Opinión

La transparencia que nos ciega

El viejo milenario estaba triste, lo que observaba le llenaba de inquietud. Las crónicas que aparecían en los medios de comunicación anunciaban un futuro incierto; entre otras noticias, el coronavirus atacaba con mayor virulencia, los muertos se contaban por centenares. Mientras, la sociedad democrática se mostraba deseosa de gozar de la vida; algo de lo que se aprovechan los seductores que emprenden sus objetivos apoyados en la ambigüedad de unas instituciones sin rumbo. Todo puede suceder, hasta que un presunto paranoico pretenda gobernar en solitario una áurea ciudad, convirtiéndose en un ridículo imitador del teólogo Juan Calvino, que sometió a la de Ginebra a ritos alienantes que llenaron de miedo los corazones e impregnaron de fanatismo las costumbres de sus habitantes. ¿Cuántos Servet serán inmolados en la hoguera? La ética, desterrada. La moral, manipulada. Las creencias ideológicas y religiosas, muertas en su batalla contra la pornografía. Los ancianos encarcelados en sus propios dormitorios. En este paisaje desolador, una nueva amenaza puede dar la estocada final a una civilización agónica: ¡Donald Trump puede repetir mandato!, el terror está sembrado, los Jair Bolsonaro pueden multiplicarse como las células de una metástasis terminal. 

Vivimos en un mundo donde los sentimientos tienen un precio. Las emociones se reducen al argumento de una película romántica. Son muchos los hogares fríos, sin alma, donde la convivencia se reduce a compartir un espacio reducido, sin intimidad ni respeto a los más ancianos que, en muchos casos, son expulsados de sus hogares en contra de su voluntad. Hacinamiento de los pobres, enriquecimiento de los más poderosos, la desigualdad ha existido desde que el Homo sapiens se hizo ¿“persona”? Pero en pleno siglo XXI son más de siete mil millones los humanos que gritan “igualdad y justicia”. La cúpula que controla el mundo, el capital financiero y sus adláteres, se preparan para obtener mayores beneficios. Vivimos en un mundo donde “el papel” vale más que la carne de los marginados de la Tierra. Emigrantes sin futuro, asalariados sin recursos, empresas destruidas, esperanzas fallidas, caminos espinosos para llegar a metas sin sentido; el canon que hay que pagar para satisfacer las ansias del Becerro de Oro. El espectáculo está servido. ¿Hasta cuándo? 

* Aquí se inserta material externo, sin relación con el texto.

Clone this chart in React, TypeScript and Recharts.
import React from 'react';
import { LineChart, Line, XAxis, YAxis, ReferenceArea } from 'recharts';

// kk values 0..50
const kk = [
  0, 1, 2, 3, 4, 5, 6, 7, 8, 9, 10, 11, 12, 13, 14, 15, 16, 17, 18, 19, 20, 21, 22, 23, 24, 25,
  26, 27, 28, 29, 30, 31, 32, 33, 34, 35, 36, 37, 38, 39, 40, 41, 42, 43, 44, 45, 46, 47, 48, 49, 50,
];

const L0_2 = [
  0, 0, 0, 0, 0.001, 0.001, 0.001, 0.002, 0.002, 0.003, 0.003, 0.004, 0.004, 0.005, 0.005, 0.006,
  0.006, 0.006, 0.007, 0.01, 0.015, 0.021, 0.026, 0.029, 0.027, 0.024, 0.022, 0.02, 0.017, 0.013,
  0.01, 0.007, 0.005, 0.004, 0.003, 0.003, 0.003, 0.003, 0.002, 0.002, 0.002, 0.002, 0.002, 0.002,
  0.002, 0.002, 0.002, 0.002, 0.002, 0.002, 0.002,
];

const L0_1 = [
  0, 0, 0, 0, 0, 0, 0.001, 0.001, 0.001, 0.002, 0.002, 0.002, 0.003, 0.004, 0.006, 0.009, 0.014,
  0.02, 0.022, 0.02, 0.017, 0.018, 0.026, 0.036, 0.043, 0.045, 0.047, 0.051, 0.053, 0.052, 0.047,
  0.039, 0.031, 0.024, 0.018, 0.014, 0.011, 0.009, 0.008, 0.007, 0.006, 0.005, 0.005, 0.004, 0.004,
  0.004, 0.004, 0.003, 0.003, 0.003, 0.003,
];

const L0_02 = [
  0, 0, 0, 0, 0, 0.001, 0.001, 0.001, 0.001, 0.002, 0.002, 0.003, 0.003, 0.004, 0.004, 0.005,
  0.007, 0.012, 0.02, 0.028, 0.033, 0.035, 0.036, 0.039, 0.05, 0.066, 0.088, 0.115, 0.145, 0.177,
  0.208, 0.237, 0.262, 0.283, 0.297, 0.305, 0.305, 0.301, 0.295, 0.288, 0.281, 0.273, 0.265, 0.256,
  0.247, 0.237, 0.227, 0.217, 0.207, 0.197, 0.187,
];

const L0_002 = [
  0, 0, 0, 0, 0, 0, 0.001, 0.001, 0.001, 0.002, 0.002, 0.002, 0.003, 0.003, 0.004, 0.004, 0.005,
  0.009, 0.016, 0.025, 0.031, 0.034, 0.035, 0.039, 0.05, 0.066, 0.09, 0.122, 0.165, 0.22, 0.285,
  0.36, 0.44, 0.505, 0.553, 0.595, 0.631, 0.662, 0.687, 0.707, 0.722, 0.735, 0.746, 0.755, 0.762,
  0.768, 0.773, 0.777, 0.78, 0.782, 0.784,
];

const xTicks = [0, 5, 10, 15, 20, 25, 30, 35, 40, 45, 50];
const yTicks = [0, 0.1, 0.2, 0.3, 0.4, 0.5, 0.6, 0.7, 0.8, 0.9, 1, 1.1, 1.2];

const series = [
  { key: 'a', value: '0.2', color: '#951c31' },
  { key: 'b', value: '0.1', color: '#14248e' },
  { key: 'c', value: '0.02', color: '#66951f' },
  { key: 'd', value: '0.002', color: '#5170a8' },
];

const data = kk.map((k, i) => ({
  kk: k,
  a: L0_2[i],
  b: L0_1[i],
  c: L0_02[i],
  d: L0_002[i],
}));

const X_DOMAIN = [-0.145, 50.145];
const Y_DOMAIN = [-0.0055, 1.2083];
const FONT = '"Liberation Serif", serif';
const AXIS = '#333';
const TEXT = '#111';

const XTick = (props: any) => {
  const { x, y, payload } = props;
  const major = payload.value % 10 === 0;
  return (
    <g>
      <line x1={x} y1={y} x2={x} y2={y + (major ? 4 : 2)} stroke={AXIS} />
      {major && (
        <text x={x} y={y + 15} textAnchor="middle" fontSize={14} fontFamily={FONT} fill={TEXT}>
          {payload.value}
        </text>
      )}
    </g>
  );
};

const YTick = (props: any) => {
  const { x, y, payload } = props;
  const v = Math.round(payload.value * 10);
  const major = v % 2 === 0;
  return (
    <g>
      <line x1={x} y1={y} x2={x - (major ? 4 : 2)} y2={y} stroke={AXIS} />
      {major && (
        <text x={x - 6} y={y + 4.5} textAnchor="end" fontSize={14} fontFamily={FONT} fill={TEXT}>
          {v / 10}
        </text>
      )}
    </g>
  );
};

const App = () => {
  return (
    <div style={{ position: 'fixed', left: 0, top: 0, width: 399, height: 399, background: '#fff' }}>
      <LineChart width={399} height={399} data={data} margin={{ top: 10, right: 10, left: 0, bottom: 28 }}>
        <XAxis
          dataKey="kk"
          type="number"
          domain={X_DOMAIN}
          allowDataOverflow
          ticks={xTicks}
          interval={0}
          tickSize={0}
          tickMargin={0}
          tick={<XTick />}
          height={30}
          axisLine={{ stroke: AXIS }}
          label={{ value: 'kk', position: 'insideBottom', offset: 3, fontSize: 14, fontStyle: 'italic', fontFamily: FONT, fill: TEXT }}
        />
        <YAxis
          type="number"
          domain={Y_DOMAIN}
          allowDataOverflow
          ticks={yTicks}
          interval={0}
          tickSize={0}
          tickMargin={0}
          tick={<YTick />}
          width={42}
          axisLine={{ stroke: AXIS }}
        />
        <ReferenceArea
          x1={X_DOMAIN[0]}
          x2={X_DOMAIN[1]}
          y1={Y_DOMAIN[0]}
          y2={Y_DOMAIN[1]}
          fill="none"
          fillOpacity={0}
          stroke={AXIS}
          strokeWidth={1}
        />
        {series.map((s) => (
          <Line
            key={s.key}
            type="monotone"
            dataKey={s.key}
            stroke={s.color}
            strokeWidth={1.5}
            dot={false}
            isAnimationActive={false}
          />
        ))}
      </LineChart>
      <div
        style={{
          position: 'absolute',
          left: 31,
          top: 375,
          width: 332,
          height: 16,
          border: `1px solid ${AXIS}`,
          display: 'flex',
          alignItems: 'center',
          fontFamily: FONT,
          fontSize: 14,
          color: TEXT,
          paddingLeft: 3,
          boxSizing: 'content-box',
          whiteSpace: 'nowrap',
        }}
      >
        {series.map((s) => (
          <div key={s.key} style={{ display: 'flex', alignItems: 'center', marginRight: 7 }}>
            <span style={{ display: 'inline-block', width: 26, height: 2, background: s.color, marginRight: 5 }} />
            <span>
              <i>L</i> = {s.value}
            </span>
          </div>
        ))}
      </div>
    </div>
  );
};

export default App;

A pesar de los años vividos, un abatido milenario no había sido capaz de responder a la pregunta: ¿por qué nos preparamos tan mal para los momentos trascendentales de nuestra vida y participamos en el juego capitalista tratando de obtener beneficios? Ignoramos la enfermedad; delegamos la muerte como si se tratara de un acto puramente rutinario tratando de evitar la angustia que nos produce; usamos la violencia verbal contra el “otro” en los conflictos derivados de las relaciones sociales; también se hace uso de la violencia física para imponer un criterio subjetivo. Exigimos al Estado transparencia en nuestra condición de ciudadanos y no llegamos a procesar los datos que nos permiten ejercer nuestros derechos y deberes como personas libres y solidarias. La reciente pandemia ha venido a demostrar la debilidad de nuestro sistema de protección colectiva y han sido fundamentalmente los recursos del sistema sanitario los mayores defensores de la salud. Somos aparentemente inmortales como especie y frágiles como individuos 

El viejo milenario es consciente de que se está construyendo un modelo de Panopticón, como el ideado por Jeremy Bentham en el siglo XVIII, el antecedente de Gran Hermano, construido para controlar los presidiarios o a los obreros en sus fábricas. Pero ahora de una manera más eficaz, gracias a las nuevas tecnologías que aportan recursos ilimitados para que nadie escape de la vigilancia de los carceleros. Probablemente la nueva sociedad, aunque masivamente tan transparente que nos hace ciegos, estará compuesta por sujetos aislados sometidos a un cansancio depresivo. ¡Y nos preocupa Messi!